But you don't have to be a music expert, buff, or connoisseur, to have it as a part of your life. One of the wonderful things about music is it's accessibility to everyone, even if you (okay, oddly in my book) only like one tune out of the plethora of musical delights that life offers. Music affects us all.
Sickeningly loved-up couples nearly always have 'their' song. People will often lay down lists of certain musical numbers they want at their funeral (or wedding- maybe the same song, not much difference in occasion if you ask me). Random songs will be held dear to people for the memories it brings back. Shops, bars, galleries etc...they often have music blaring out to provide an atmospheric soundtrack for buying, enjoying or just simply annoying. Is it any wonder road-joggers are all plugged into their ipods as they pound away the miles? Ok it relieves the boredom but there's no doubt the right tempo-track can boost flagging muscles. Music is everywhere. Songs can take you to dreamy worlds and new adventures, it can help you sleep and keep you awake. By jove there's not much it can't do. Aside from your laundry, unfortunately.

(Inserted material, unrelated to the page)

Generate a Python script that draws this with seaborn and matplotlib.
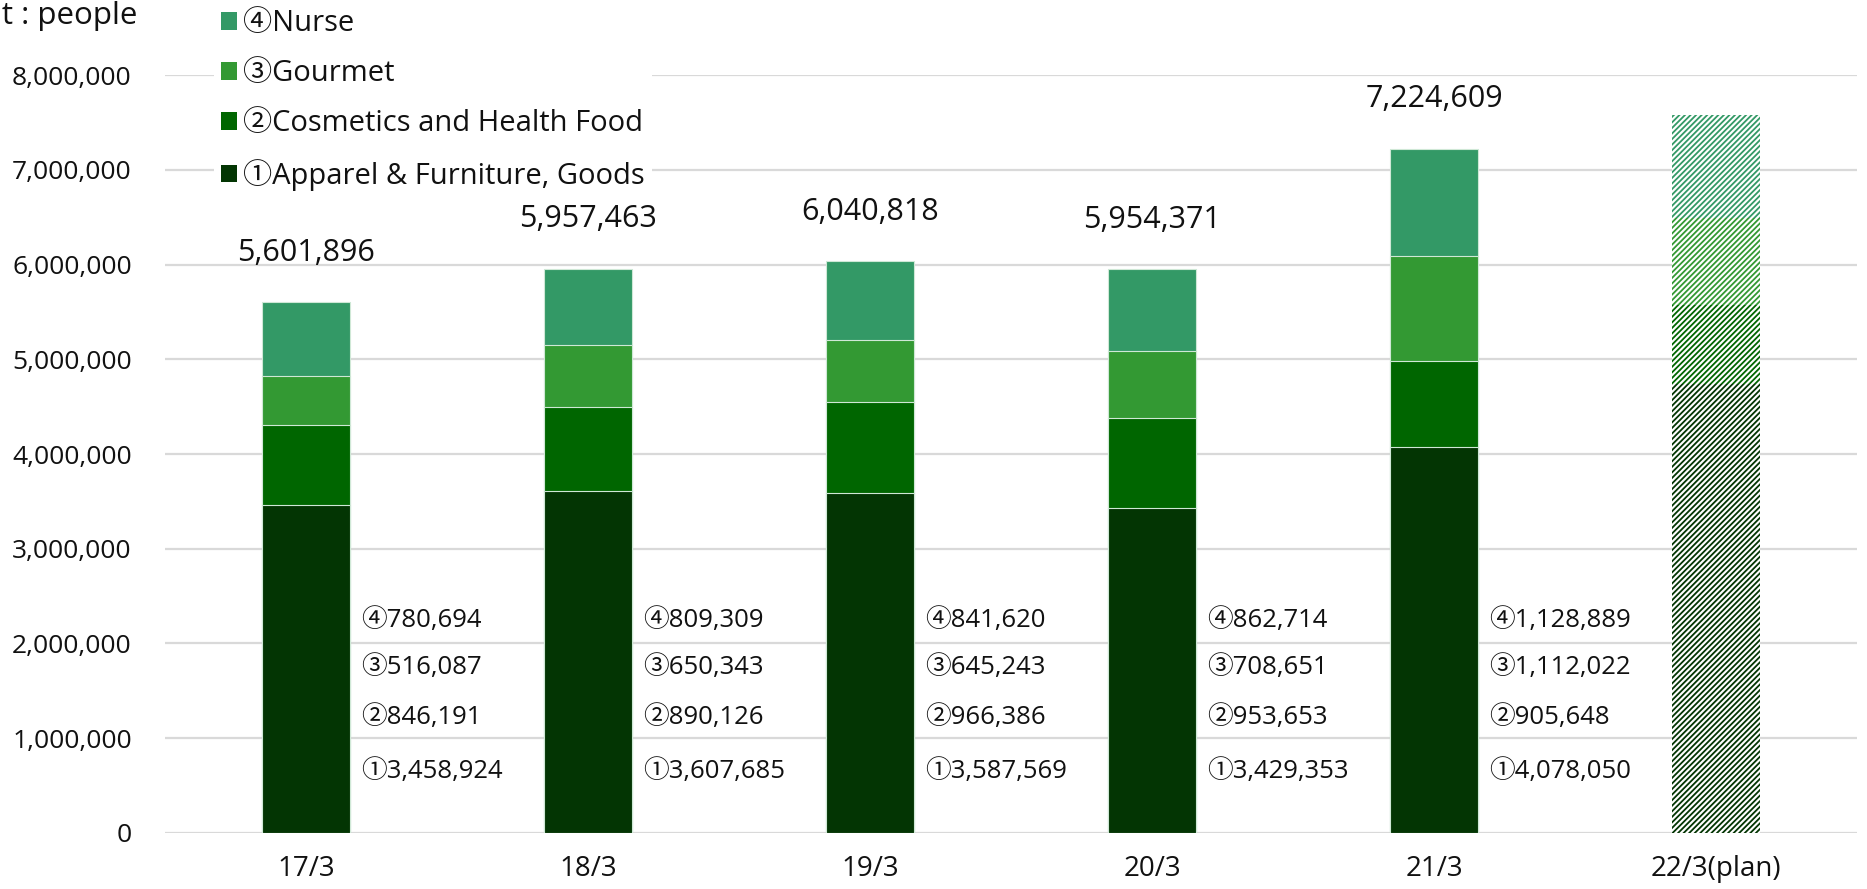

What I particularly enjoy about music is how it can lift my mood, accompany my moods, soothe my soul. When I am happy, I want to sing along out loud to certain pieces of music. It makes me more happy (it may make the neighbours vexed, but you can't have everything). Music can be invigorating. It fills my heart with little quavers and crotchets of energetic delight. It might remind me of lovely memories, enabling me to experience part of that time again.
When I am blue, I often want to listen to nothing but depressing songs. True, it can make me feel more depressed. If that is humanly possible. But often than not it will actually lift my spirits (eventually). I even have a special playlist in my itunes for the occasion, entitled: Songs to Die To.
There is something comforting in the knowledge that feeling blue is quite a normal, natural human emotion. Others have, and are, feeling it too. And there is (if seemingly a little warped) a reassuring sensation that you're not alone. There may be different reasons, but the emotions can be the same. It's similar to why Shakespeare is still relevant for study now (despite many kill-joys demanding it isn't). The language may be old, but humans still suffer the same slings and arrows of outrageous mood swings and emotions today as humans did hundreds, thousands of years ago. Music is no different. It's just we are lucky enough to now have the t'interwebs to express to the world our delight/disgust/obsessive natures [please tick where applicable] about it all. (We're also unlucky enough now to suffer X-Factor-type-reality-shows, but let's not fall down that particular boulevard of Zeleb-broken-dreams)
As a child I was haunted by The Beatles' Eleanor Rigby & She's Leaving Home songs. Sgt Pepper was the main album that I grew up with, my parents being avid Beatles (and not much else) fans. (Imagine my shock when I grew up and discovered that other bands than the Liverpool four existed. It was like opening a musical Tutankhamun's chamber of treasures) I first remember hearing them when I was about 6, and even then they seemed to fill me with a strange sensation of sadness. I registered the songs made me feel curiously reflective and were highly evocative, but I had no idea what this response was or meant. But I understood music could make you feel things.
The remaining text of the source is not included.